THE EXERCISE. Determine which lines of the records include the word "this", and copy them.
── DATA LISTING ──
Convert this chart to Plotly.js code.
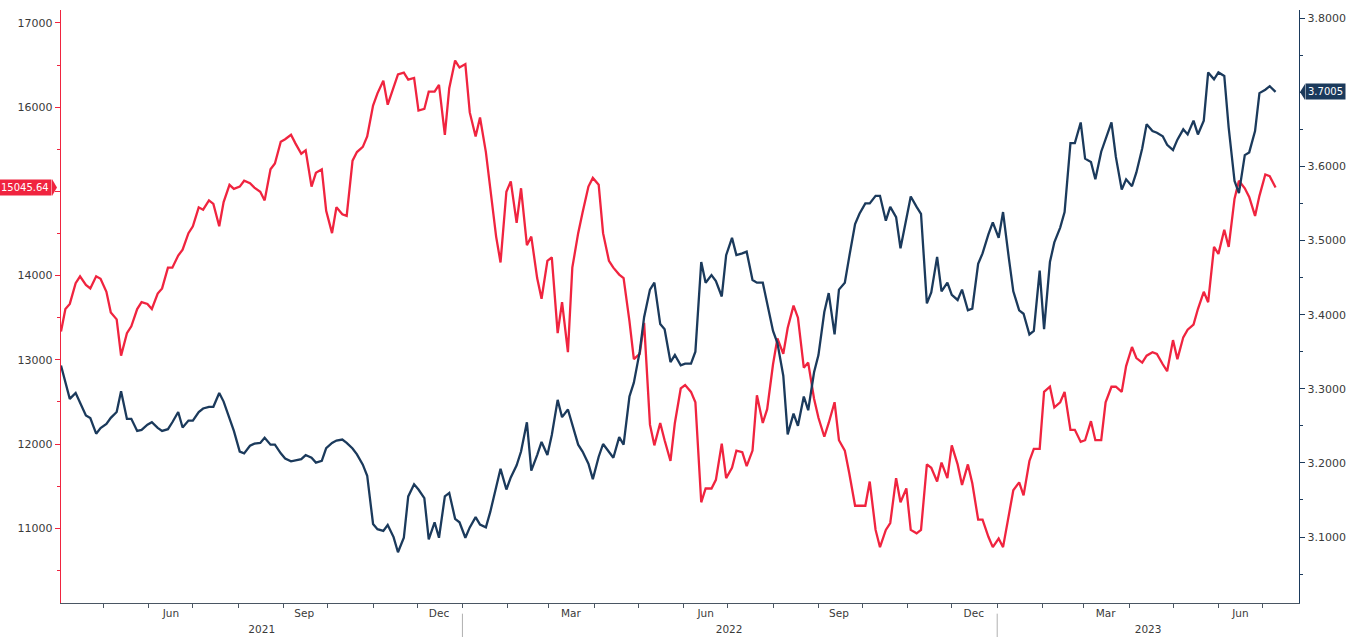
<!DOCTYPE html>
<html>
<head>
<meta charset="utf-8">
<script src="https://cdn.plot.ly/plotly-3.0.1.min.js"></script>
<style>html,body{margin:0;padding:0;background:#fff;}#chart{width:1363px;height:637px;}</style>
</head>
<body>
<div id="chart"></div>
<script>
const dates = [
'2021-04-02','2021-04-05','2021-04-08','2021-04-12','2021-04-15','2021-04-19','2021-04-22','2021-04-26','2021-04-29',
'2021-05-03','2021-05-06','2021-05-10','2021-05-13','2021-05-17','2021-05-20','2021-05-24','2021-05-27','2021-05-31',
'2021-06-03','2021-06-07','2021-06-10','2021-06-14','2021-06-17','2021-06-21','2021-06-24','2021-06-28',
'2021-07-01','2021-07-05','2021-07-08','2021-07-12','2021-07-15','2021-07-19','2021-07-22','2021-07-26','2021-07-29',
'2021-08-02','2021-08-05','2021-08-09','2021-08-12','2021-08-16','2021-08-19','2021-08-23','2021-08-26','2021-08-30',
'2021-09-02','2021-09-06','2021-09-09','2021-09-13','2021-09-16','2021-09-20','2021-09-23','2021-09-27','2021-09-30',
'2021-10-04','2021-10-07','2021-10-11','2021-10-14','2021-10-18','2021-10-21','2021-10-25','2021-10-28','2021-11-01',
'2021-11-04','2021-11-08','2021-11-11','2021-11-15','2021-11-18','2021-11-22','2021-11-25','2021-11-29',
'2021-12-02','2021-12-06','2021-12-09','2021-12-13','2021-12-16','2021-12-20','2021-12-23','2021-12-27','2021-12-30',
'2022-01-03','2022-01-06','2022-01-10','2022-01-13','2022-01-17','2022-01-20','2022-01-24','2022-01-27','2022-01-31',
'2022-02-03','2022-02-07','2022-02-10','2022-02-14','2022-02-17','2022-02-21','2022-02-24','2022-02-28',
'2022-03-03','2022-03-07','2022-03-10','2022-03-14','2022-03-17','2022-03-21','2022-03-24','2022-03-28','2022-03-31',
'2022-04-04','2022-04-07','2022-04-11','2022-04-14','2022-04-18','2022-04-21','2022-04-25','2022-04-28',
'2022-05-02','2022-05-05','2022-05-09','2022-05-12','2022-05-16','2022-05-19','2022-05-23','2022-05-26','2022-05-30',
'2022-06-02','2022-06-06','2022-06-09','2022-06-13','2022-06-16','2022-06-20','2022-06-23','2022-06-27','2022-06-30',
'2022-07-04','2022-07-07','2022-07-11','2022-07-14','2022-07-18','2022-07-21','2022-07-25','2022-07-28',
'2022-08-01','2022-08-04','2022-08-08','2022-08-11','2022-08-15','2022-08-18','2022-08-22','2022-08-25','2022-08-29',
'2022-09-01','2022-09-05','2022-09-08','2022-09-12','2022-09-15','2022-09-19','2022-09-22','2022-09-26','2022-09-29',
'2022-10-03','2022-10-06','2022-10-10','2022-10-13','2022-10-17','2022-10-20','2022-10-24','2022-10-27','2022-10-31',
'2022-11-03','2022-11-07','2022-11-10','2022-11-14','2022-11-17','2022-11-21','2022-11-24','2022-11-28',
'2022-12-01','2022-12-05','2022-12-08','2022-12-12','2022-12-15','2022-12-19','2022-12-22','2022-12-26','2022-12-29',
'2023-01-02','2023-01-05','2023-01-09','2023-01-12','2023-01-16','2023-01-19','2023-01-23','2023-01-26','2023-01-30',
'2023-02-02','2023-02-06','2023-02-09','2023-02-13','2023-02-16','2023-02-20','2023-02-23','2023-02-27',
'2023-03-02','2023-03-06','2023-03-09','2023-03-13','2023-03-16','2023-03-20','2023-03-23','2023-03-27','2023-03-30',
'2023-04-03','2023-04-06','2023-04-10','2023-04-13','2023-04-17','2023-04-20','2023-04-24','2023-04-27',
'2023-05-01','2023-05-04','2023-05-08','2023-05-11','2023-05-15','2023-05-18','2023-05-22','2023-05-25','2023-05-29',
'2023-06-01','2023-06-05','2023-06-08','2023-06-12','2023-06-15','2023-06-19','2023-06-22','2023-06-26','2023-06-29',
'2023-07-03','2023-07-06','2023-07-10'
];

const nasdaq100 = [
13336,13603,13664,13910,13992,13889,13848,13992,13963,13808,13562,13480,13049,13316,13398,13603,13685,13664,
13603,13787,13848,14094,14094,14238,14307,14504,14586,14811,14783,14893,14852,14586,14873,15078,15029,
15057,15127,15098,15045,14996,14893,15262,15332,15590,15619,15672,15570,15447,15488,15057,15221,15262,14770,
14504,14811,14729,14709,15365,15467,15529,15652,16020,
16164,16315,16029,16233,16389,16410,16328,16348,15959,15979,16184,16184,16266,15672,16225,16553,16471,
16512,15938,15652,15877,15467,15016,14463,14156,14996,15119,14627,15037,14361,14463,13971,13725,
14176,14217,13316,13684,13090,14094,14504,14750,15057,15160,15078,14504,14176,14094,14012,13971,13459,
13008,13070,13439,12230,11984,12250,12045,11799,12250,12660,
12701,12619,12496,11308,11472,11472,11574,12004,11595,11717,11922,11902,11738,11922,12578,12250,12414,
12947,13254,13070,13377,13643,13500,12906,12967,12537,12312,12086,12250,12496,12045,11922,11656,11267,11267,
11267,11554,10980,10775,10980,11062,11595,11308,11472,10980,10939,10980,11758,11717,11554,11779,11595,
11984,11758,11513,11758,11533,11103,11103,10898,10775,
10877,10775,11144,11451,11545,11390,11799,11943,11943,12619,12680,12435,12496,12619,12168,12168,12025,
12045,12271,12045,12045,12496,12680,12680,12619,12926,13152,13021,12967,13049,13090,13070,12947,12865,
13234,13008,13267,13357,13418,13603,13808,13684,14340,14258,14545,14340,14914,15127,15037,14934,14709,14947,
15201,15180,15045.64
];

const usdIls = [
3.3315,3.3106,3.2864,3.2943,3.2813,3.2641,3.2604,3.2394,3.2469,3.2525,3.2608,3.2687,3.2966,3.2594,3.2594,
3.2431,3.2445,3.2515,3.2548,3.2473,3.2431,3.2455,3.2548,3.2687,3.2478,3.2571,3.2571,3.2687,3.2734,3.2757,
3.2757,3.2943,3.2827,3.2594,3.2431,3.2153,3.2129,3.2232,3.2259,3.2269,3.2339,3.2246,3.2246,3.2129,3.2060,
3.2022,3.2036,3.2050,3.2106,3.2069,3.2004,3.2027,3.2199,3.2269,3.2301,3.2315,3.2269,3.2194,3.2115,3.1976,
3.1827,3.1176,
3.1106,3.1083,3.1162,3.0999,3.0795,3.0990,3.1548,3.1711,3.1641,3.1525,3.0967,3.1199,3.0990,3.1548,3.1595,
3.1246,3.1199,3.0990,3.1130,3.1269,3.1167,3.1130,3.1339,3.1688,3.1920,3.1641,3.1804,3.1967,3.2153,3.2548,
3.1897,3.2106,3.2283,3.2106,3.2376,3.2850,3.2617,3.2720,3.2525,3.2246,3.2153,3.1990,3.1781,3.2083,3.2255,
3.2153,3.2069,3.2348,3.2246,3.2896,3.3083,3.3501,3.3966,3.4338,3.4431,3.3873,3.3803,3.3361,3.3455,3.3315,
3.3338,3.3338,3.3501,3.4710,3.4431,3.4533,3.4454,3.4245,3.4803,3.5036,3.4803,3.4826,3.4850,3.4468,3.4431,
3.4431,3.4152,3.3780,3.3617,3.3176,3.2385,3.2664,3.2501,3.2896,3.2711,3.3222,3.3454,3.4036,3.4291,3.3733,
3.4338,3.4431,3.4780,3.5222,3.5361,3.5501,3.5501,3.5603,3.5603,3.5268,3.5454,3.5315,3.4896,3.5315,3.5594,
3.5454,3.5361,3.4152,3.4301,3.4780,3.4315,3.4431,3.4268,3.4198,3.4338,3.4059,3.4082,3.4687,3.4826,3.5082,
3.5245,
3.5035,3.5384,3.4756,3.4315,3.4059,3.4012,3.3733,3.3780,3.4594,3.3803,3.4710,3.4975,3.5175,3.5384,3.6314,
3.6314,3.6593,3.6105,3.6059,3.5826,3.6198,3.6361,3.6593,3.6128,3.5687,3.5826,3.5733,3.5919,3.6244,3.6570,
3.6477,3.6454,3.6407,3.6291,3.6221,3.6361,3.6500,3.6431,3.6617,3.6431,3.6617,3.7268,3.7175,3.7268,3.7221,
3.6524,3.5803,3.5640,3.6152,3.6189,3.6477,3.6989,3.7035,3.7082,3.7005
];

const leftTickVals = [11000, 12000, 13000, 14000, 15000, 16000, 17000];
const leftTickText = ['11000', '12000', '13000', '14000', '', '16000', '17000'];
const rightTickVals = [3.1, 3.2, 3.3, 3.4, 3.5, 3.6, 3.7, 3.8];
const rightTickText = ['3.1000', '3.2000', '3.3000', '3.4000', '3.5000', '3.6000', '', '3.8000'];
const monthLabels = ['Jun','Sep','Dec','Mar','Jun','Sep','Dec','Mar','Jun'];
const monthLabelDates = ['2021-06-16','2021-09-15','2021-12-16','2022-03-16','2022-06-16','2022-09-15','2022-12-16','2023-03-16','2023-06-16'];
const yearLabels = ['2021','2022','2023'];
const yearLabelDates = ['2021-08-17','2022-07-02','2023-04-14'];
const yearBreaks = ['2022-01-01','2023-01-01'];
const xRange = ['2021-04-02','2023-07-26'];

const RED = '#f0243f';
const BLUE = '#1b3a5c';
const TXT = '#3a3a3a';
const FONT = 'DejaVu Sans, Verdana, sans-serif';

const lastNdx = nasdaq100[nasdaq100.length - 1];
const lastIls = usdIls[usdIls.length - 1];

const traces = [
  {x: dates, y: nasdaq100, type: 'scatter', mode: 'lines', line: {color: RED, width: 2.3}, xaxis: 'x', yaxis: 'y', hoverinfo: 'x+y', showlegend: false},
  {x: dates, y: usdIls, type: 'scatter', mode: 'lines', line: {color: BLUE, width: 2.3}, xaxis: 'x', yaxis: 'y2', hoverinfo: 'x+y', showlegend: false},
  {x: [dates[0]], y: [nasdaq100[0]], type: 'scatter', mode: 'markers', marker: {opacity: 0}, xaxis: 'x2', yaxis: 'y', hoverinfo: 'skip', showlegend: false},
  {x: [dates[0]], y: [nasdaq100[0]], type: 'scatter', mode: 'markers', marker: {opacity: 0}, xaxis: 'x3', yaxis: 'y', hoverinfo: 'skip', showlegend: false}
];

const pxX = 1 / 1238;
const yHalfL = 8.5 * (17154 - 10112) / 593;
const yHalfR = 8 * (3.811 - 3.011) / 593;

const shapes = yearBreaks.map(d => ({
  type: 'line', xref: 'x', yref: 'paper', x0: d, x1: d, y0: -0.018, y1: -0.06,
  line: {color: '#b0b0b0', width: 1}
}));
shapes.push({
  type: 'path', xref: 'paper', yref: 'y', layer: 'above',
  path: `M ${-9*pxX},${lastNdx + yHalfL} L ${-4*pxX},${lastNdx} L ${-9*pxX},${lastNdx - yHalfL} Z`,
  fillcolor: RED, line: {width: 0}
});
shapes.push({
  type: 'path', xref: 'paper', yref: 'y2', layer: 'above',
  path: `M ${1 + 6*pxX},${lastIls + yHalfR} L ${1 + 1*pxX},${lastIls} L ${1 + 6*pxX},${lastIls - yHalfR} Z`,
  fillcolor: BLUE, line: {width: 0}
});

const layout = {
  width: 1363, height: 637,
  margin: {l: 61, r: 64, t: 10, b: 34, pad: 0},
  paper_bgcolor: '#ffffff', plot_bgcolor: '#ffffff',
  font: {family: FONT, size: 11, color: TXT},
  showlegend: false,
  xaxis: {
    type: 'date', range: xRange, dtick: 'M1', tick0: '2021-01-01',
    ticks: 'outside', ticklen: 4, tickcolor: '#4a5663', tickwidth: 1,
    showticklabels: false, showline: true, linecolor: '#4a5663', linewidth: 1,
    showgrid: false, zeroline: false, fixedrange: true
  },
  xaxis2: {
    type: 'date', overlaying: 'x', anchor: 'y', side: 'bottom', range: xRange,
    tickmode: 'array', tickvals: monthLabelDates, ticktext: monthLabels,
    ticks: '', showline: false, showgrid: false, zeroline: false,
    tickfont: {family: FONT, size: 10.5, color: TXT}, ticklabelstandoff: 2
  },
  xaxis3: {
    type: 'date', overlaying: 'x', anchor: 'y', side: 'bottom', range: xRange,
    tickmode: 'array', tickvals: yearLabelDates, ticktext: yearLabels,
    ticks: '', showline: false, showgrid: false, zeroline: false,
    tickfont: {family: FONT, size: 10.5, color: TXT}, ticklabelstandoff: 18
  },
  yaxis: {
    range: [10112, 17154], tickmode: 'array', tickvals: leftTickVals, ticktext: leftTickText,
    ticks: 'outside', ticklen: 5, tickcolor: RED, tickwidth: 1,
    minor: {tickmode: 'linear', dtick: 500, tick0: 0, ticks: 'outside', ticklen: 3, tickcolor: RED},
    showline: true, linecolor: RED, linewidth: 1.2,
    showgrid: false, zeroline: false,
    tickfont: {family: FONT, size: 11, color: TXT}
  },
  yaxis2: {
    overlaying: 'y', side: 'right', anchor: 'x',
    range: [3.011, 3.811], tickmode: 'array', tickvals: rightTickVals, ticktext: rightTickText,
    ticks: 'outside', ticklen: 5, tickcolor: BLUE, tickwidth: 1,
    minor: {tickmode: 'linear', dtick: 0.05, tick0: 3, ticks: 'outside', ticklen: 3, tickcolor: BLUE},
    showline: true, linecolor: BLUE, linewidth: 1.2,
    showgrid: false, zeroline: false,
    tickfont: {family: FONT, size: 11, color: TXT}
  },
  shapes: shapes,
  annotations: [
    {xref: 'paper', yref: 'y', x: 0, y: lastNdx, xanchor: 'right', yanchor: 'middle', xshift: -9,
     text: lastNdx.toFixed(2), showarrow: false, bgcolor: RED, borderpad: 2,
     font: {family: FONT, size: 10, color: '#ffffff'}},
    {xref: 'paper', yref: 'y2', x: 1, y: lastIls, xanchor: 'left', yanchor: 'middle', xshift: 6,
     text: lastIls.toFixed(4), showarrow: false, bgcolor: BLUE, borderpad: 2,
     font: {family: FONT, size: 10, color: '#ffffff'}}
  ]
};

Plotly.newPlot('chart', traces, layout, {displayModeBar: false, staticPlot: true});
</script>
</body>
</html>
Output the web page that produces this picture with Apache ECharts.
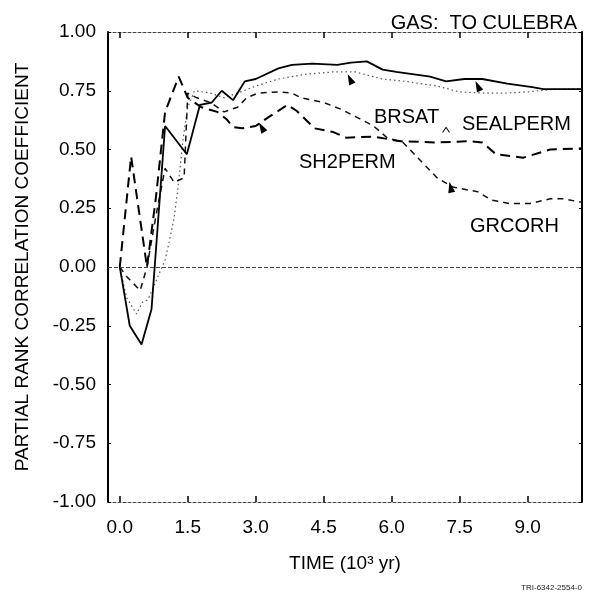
───
TASK RESULT.
Convert this chart to Plotly.js code.
Output the web page that produces this picture with Apache ECharts.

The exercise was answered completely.